When Izzy was tiny, I would read to her while she nursed.  One book I chose (because it was the only book I could reach on my sister's bookcase from where I was sitting): Captivating- Unveiling the Mystery of a Woman's Soul by Stasi Eldredge (the partner book to Wild At Heart).  I had avoided this book for years because everyone and their mom has done a bible study on it but, for lack of any other options, cracked the spine and started reading.  I was hooked after the first chapter.

As I read, God did a massive work in my heart.  He began to show me that, because of my history of sexual abuse, my view of femininity was incredibly distorted.  I've always equated sexuality with femininity.  I've thought of beauty as something dangerous.  Thus, I've spent most of my life alternately giving the middle finger to anything stereotypically feminine and secretly desiring being objectified.  I've written diatribes on this blog about being catcalled at while at the same feeling in my heart of hearts validated by the behavior.

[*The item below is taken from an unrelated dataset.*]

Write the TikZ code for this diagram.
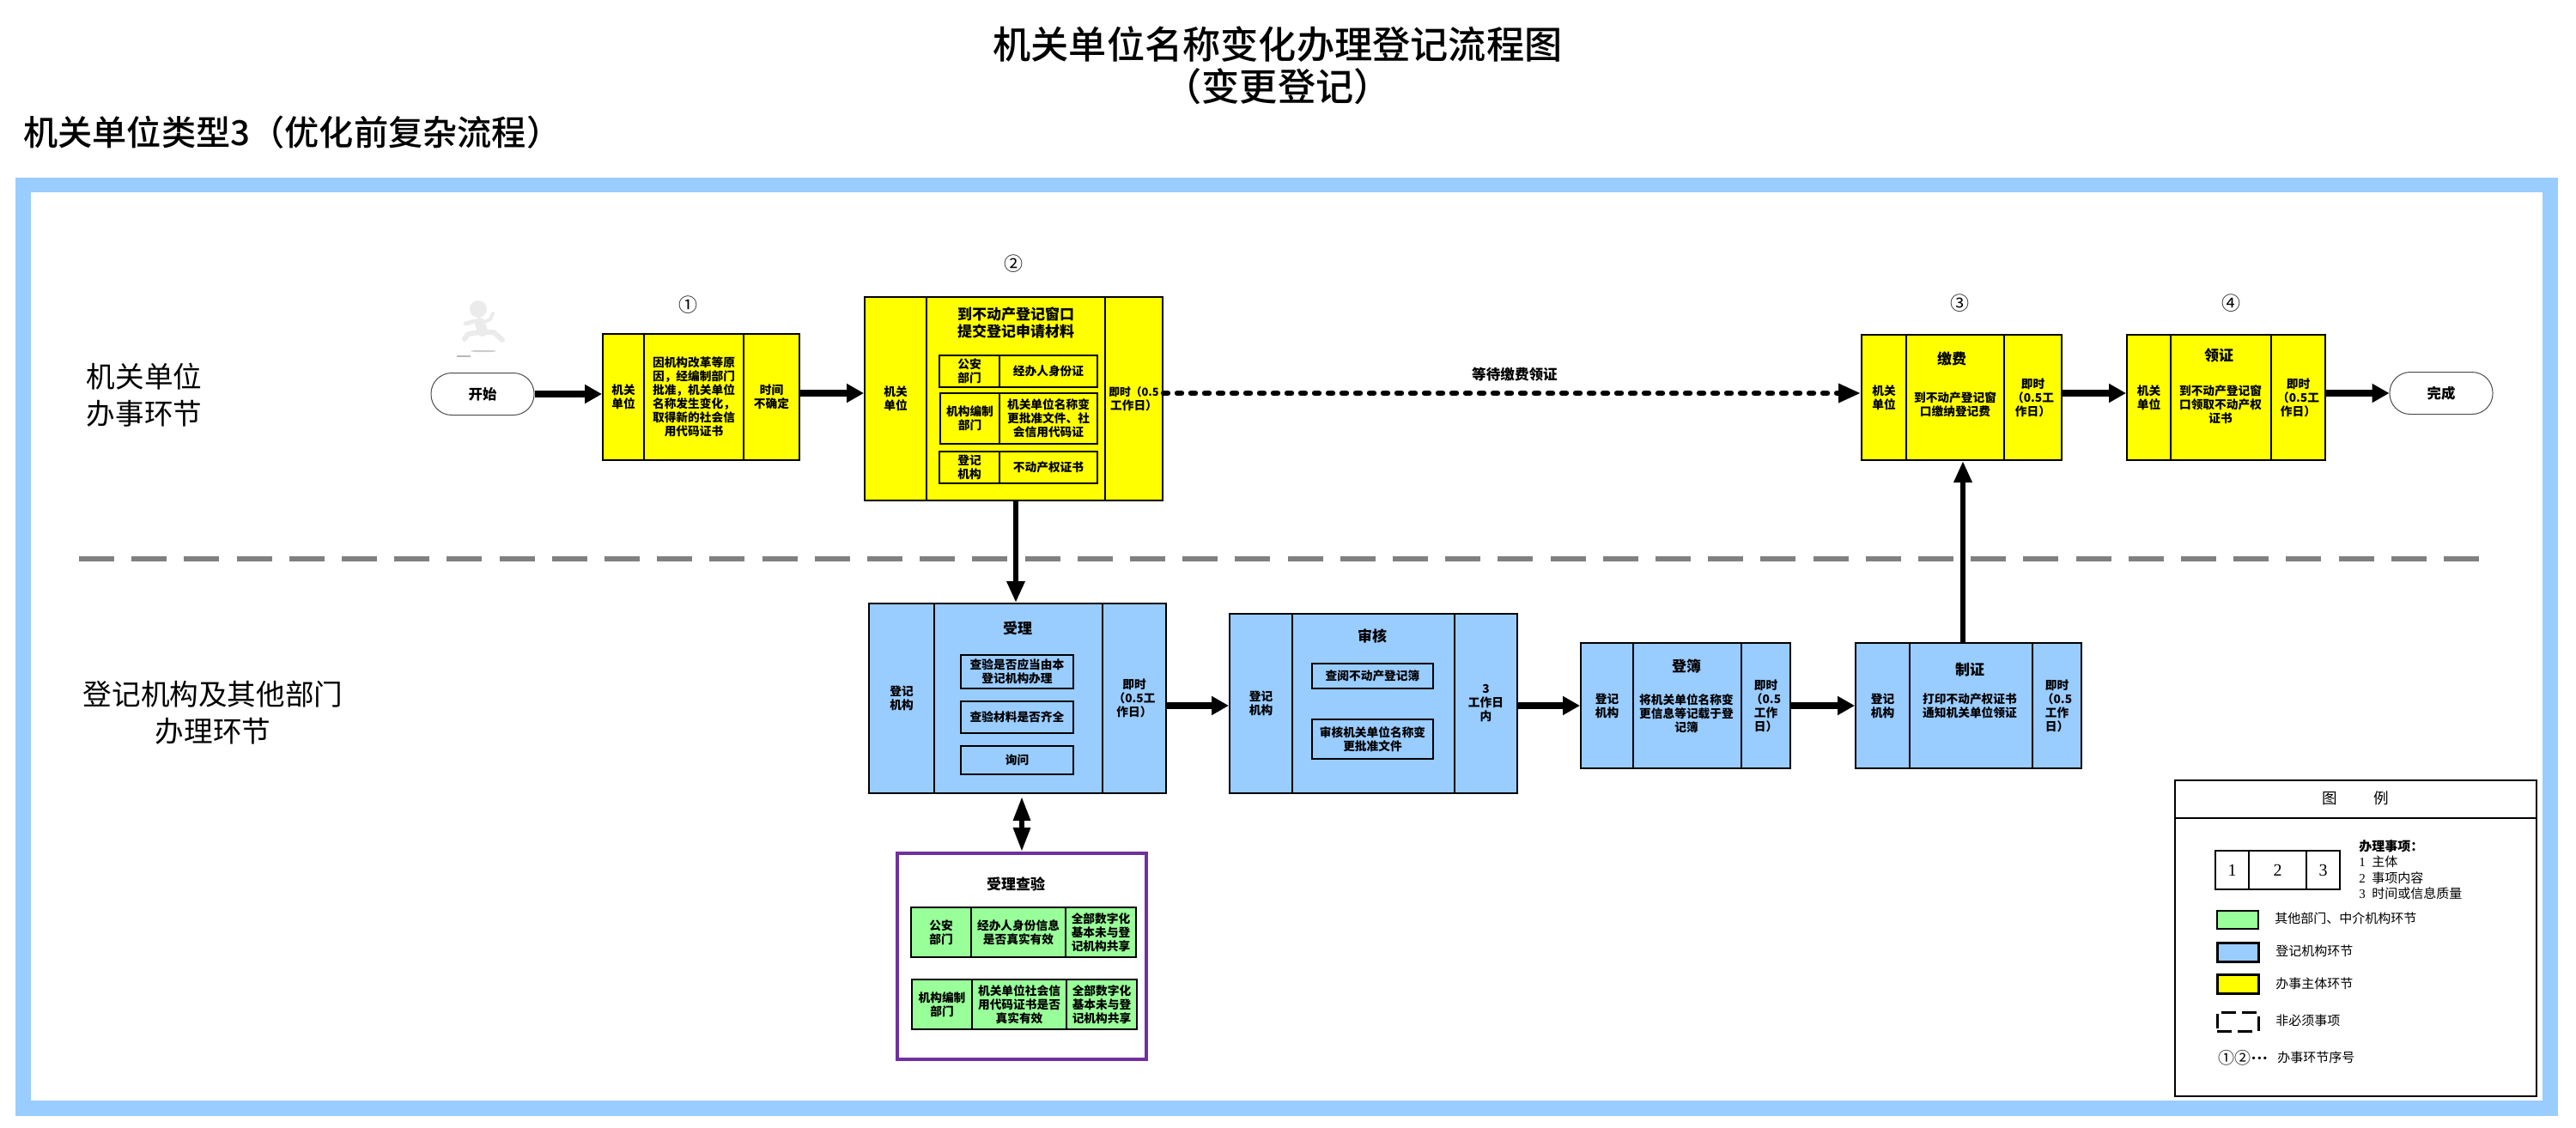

My hair has always been an expression of this confusion over my femininity.  Most people who know me would say that I don't care what anyone thinks of me, that I'm a nonconformist and that I do whatever I want, societal expectations be damned.  But everything I've done with my hair has been in hopes that I would be perceived a certain way- it's been every color under the sun, long and short and straight and curly and everything in between.  I was desperate for someone to tell me who I was.

I'm not saying there's anything wrong with expressing yourself with your hair- it's fun- but I did it to make myself into a certain person.  I've been goth and emo and punk and hippie and pin-up and flapper and although it often does change the way people perceive me, it hasn't helped me accept myself.

Stephen cutting my hair before
we taking clippers to it
So when I shaved my head, I started fresh.  I cut off all of my striving, all of my needing other people to tell me who to be.  And I'll never forget the way I felt when I looked at myself in the mirror for the first time, curly locks laying around my feet.  I felt beautiful- really beautiful- for the first time in my entire life.  I felt settled, comfortable in my own skin, imperfections and all.  Suddenly the things I dreamed of doing seemed possible.  Suddenly I felt comfortable in any situation, sure of myself, and not desiring validation from anyone.

It seems counterintuitive to get rid of one of the things society tells women they need in order to realize your worth and power and beauty as a woman, but isn't that just how God works?